[Exercise requirements] Pictures within the data are to be left out; everything else must be reproduced exactly.

[Dataset content]
___
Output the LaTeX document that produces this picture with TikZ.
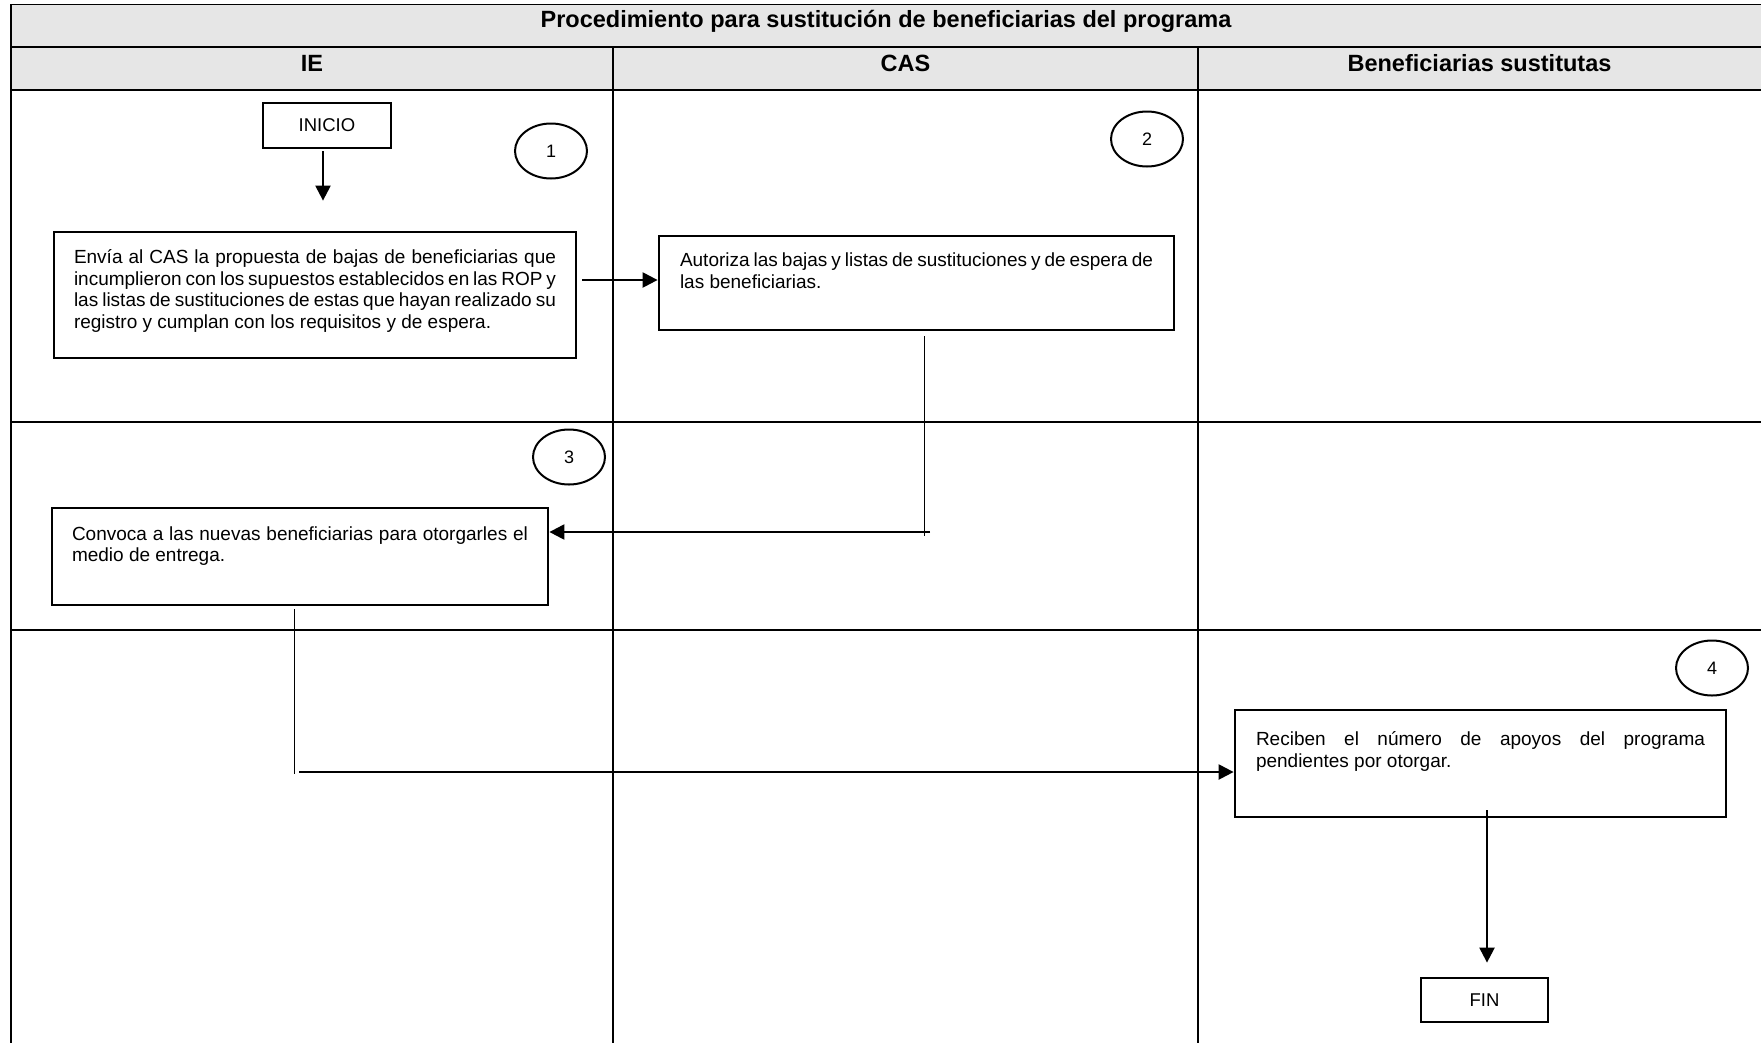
\documentclass[tikz,border=0pt]{standalone}
\usepackage{fontspec}
\setmainfont{Liberation Sans}
\usetikzlibrary{arrows.meta,shapes.geometric,calc}
\definecolor{hdrgray}{RGB}{230,230,230}
\newcommand\boxpar[4]{\parbox[c][#2][t]{#1}{\vspace*{#3}#4}}
\newcommand\jline[1]{\makebox[\linewidth][s]{\strut #1}}
\begin{document}
\begin{tikzpicture}[x=1pt,y=-1pt,
  frame/.style={line width=1.6pt},
  procbox/.style={draw, line width=2.8pt, inner ysep=0pt, font=\fontsize{19}{21.7}\selectfont},
  termbox/.style={draw, line width=2.8pt, inner sep=0pt, font=\fontsize{18.5}{22}\selectfont},
  numcirc/.style={draw, ellipse, line width=2pt, inner sep=0pt, minimum width=72pt, minimum height=55pt, font=\fontsize{18}{22}\selectfont},
  titletext/.style={anchor=base, font=\bfseries\fontsize{23.5}{28}\selectfont},
  arr/.style={line width=2.3pt, -{Triangle[length=15pt,width=15pt]}},
  conn/.style={line width=1pt}]
\clip (0,0) rectangle (1761,1042);
% lanes
\fill[hdrgray] (11,4.5) rectangle (1765,90);
\draw[frame] (1765,4.5) -- (11,4.5) -- (11,1045);
\draw[frame] (11,47) -- (1765,47);
\draw[frame] (11,90) -- (1765,90);
\draw[frame] (11,422) -- (1765,422);
\draw[frame] (11,630) -- (1765,630);
\draw[frame] (613,47) -- (613,1045);
\draw[frame] (1198,47) -- (1198,1045);
\node[titletext] (title) at (886,27.5) {Procedimiento para sustitución de beneficiarias del programa};
\node[titletext] (hIE) at (312,71.5) {IE};
\node[titletext] (hCAS) at (905.5,71.5) {CAS};
\node[titletext] (hBS) at (1479.5,71.5) {Beneficiarias sustitutas};
% terminals
\node[termbox, minimum width=128pt, minimum height=45pt] (inicio) at (327,125.5) {INICIO};
\node[termbox, minimum width=127pt, minimum height=44pt] (fin) at (1484.5,1000) {FIN};
% step numbers
\node[numcirc] (n1) at (551,151) {1};
\node[numcirc] (n2) at (1147,139) {2};
\node[numcirc] (n3) at (569,457) {3};
\node[numcirc] (n4) at (1712,668) {4};
% process boxes
\node[procbox, inner xsep=20pt] (box1) at (315,295) {\boxpar{482pt}{126pt}{16.3pt}{%
\jline{Envía al CAS la propuesta de bajas de beneficiarias que}\\
\jline{incumplieron con los supuestos establecidos en las ROP y}\\
\jline{las listas de sustituciones de estas que hayan realizado su}\\
\strut registro y cumplan con los requisitos y de espera.}};
\node[procbox, inner xsep=21pt] (box2) at (916.5,283) {\boxpar{473pt}{94pt}{15.2pt}{%
\jline{Autoriza las bajas y listas de sustituciones y de espera de}\\
\strut las beneficiarias.}};
\node[procbox, inner xsep=20pt] (box3) at (300,556.5) {\boxpar{456pt}{97pt}{17pt}{%
\jline{Convoca a las nuevas beneficiarias para otorgarles el}\\
\strut medio de entrega.}};
\node[procbox, inner xsep=21pt] (box4) at (1480.5,763.5) {\boxpar{449pt}{107pt}{20.5pt}{%
\jline{Reciben el número de apoyos del programa}\\
\strut pendientes por otorgar.}};
% connectors
\draw[arr, shorten <=2pt, shorten >=30pt] ([xshift=-4pt]inicio.south) -- ([xshift=-4pt]inicio.south |- box1.north);
\draw[arr, shorten <=5pt] ([yshift=15pt]box1.east) -- ([yshift=15pt]box1.east -| box2.west);
\coordinate (k1) at (924,536);
\coordinate (k1h) at (930,532);
\draw[conn, shorten <=5pt] (box2.south -| k1) -- (k1);
\draw[arr] (k1h) -- (k1h -| box3.east);
\coordinate (k2) at (294,774);
\coordinate (k2h) at (299,772);
\draw[conn, shorten <=3pt] (box3.south -| k2) -- (k2);
\draw[arr] (k2h) -- (k2h -| box4.west);
\draw[arr, shorten >=14pt] ([xshift=6.5pt,yshift=8pt]box4.south) -- ([xshift=6.5pt]box4.south |- fin.north);
\end{tikzpicture}
\end{document}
___
[Solution]
Output the LaTeX document that produces this picture with TikZ.
\documentclass[tikz,border=0pt]{standalone}
\usepackage{fontspec}
\setmainfont{Liberation Sans}
\usetikzlibrary{arrows.meta,shapes.geometric,calc}
\definecolor{hdrgray}{RGB}{230,230,230}
\newcommand\boxpar[4]{\parbox[c][#2][t]{#1}{\vspace*{#3}#4}}
\newcommand\jline[1]{\makebox[\linewidth][s]{\strut #1}}
\begin{document}
\begin{tikzpicture}[x=1pt,y=-1pt,
  frame/.style={line width=1.6pt},
  procbox/.style={draw, line width=2.8pt, inner ysep=0pt, font=\fontsize{19}{21.7}\selectfont},
  termbox/.style={draw, line width=2.8pt, inner sep=0pt, font=\fontsize{18.5}{22}\selectfont},
  numcirc/.style={draw, ellipse, line width=2pt, inner sep=0pt, minimum width=72pt, minimum height=55pt, font=\fontsize{18}{22}\selectfont},
  titletext/.style={anchor=base, font=\bfseries\fontsize{23.5}{28}\selectfont},
  arr/.style={line width=2.3pt, -{Triangle[length=15pt,width=15pt]}},
  conn/.style={line width=1pt}]
\clip (0,0) rectangle (1761,1042);
% lanes
\fill[hdrgray] (11,4.5) rectangle (1765,90);
\draw[frame] (1765,4.5) -- (11,4.5) -- (11,1045);
\draw[frame] (11,47) -- (1765,47);
\draw[frame] (11,90) -- (1765,90);
\draw[frame] (11,422) -- (1765,422);
\draw[frame] (11,630) -- (1765,630);
\draw[frame] (613,47) -- (613,1045);
\draw[frame] (1198,47) -- (1198,1045);
\node[titletext] (title) at (886,27.5) {Procedimiento para sustitución de beneficiarias del programa};
\node[titletext] (hIE) at (312,71.5) {IE};
\node[titletext] (hCAS) at (905.5,71.5) {CAS};
\node[titletext] (hBS) at (1479.5,71.5) {Beneficiarias sustitutas};
% terminals
\node[termbox, minimum width=128pt, minimum height=45pt] (inicio) at (327,125.5) {INICIO};
\node[termbox, minimum width=127pt, minimum height=44pt] (fin) at (1484.5,1000) {FIN};
% step numbers
\node[numcirc] (n1) at (551,151) {1};
\node[numcirc] (n2) at (1147,139) {2};
\node[numcirc] (n3) at (569,457) {3};
\node[numcirc] (n4) at (1712,668) {4};
% process boxes
\node[procbox, inner xsep=20pt] (box1) at (315,295) {\boxpar{482pt}{126pt}{16.3pt}{%
\jline{Envía al CAS la propuesta de bajas de beneficiarias que}\\
\jline{incumplieron con los supuestos establecidos en las ROP y}\\
\jline{las listas de sustituciones de estas que hayan realizado su}\\
\strut registro y cumplan con los requisitos y de espera.}};
\node[procbox, inner xsep=21pt] (box2) at (916.5,283) {\boxpar{473pt}{94pt}{15.2pt}{%
\jline{Autoriza las bajas y listas de sustituciones y de espera de}\\
\strut las beneficiarias.}};
\node[procbox, inner xsep=20pt] (box3) at (300,556.5) {\boxpar{456pt}{97pt}{17pt}{%
\jline{Convoca a las nuevas beneficiarias para otorgarles el}\\
\strut medio de entrega.}};
\node[procbox, inner xsep=21pt] (box4) at (1480.5,763.5) {\boxpar{449pt}{107pt}{20.5pt}{%
\jline{Reciben el número de apoyos del programa}\\
\strut pendientes por otorgar.}};
% connectors
\draw[arr, shorten <=2pt, shorten >=30pt] ([xshift=-4pt]inicio.south) -- ([xshift=-4pt]inicio.south |- box1.north);
\draw[arr, shorten <=5pt] ([yshift=15pt]box1.east) -- ([yshift=15pt]box1.east -| box2.west);
\coordinate (k1) at (924,536);
\coordinate (k1h) at (930,532);
\draw[conn, shorten <=5pt] (box2.south -| k1) -- (k1);
\draw[arr] (k1h) -- (k1h -| box3.east);
\coordinate (k2) at (294,774);
\coordinate (k2h) at (299,772);
\draw[conn, shorten <=3pt] (box3.south -| k2) -- (k2);
\draw[arr] (k2h) -- (k2h -| box4.west);
\draw[arr, shorten >=14pt] ([xshift=6.5pt,yshift=8pt]box4.south) -- ([xshift=6.5pt]box4.south |- fin.north);
\end{tikzpicture}
\end{document}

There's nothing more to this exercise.